--- Start Source excerpt ---

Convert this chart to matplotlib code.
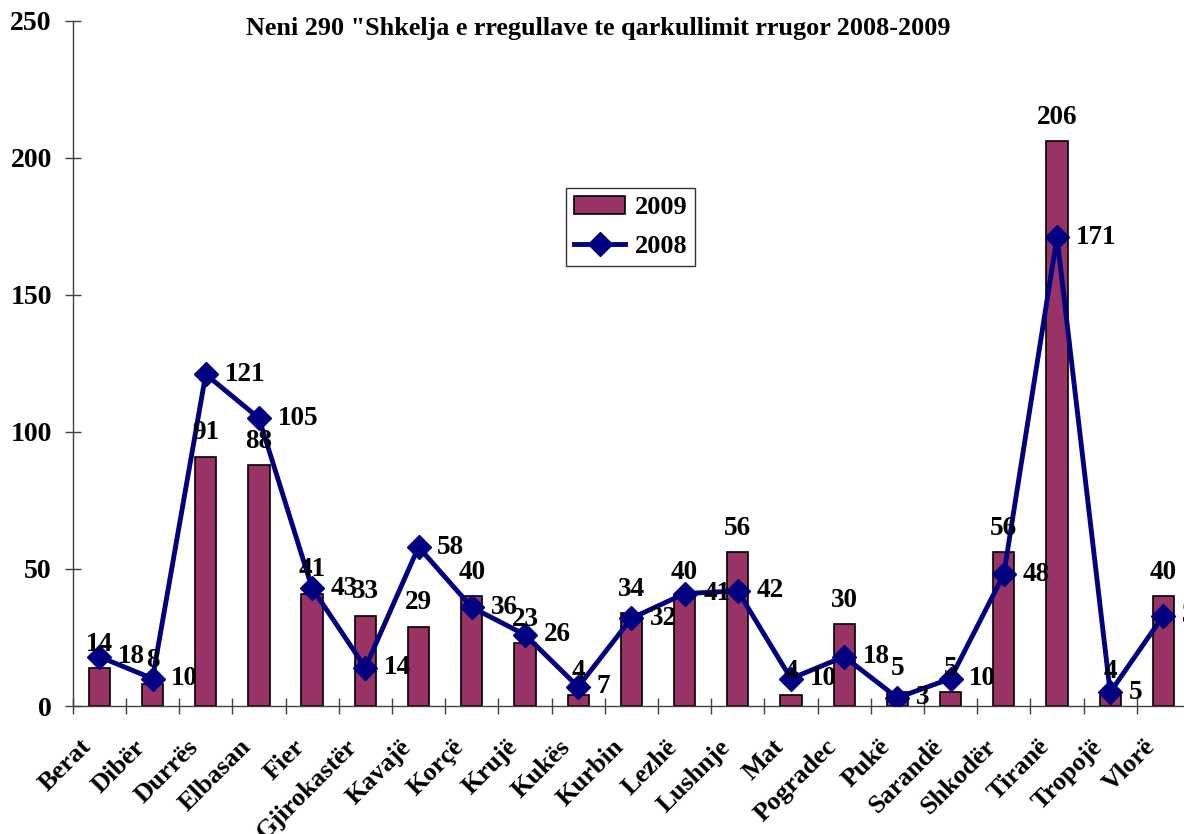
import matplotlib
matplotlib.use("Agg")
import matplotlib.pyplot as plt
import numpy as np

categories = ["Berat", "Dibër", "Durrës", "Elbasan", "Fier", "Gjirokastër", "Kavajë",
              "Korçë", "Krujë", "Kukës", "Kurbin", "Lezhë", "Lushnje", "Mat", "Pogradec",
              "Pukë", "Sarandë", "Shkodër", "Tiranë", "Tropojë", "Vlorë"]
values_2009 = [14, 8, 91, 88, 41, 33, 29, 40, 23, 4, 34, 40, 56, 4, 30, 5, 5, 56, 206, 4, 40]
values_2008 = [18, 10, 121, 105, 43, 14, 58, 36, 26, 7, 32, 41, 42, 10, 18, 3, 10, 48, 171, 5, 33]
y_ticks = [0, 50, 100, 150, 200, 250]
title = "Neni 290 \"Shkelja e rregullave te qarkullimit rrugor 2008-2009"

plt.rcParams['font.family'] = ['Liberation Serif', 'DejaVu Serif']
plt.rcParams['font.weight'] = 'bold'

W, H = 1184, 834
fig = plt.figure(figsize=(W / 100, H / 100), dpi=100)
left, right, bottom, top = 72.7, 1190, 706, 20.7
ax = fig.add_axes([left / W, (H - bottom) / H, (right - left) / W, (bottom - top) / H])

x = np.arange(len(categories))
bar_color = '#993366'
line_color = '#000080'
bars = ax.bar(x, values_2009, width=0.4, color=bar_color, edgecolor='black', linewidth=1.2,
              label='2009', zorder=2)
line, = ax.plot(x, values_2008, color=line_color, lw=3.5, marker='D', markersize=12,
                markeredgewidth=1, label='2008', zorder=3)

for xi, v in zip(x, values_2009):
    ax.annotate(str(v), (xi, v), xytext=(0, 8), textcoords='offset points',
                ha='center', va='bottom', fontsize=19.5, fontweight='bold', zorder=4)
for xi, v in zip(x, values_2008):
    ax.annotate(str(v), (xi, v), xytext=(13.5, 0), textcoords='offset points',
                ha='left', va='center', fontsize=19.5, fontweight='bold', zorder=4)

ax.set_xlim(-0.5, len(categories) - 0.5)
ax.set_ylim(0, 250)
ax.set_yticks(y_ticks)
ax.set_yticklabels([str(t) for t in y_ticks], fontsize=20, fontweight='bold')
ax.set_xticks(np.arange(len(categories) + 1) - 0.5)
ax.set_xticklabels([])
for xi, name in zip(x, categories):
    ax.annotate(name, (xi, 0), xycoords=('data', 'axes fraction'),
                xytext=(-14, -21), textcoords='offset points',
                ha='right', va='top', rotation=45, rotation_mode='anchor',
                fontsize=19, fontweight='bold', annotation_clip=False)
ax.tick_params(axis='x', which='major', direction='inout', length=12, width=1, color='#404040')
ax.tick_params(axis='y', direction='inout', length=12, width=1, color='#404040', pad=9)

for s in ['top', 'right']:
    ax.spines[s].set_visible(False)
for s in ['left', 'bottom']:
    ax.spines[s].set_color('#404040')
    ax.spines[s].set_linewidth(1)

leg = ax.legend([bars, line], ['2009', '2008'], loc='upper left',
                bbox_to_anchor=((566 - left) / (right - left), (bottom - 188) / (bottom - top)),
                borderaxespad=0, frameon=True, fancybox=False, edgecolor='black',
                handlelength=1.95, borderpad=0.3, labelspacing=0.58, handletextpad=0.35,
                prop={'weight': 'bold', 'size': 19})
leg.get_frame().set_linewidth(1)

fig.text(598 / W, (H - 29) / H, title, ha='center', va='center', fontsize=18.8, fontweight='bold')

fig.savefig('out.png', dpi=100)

--- End Source excerpt ---

(Work to do):
Pull every line containing "matplotlib" from the material above.

(Reply to the task):
Convert this chart to matplotlib code.
import matplotlib
matplotlib.use("Agg")
import matplotlib.pyplot as plt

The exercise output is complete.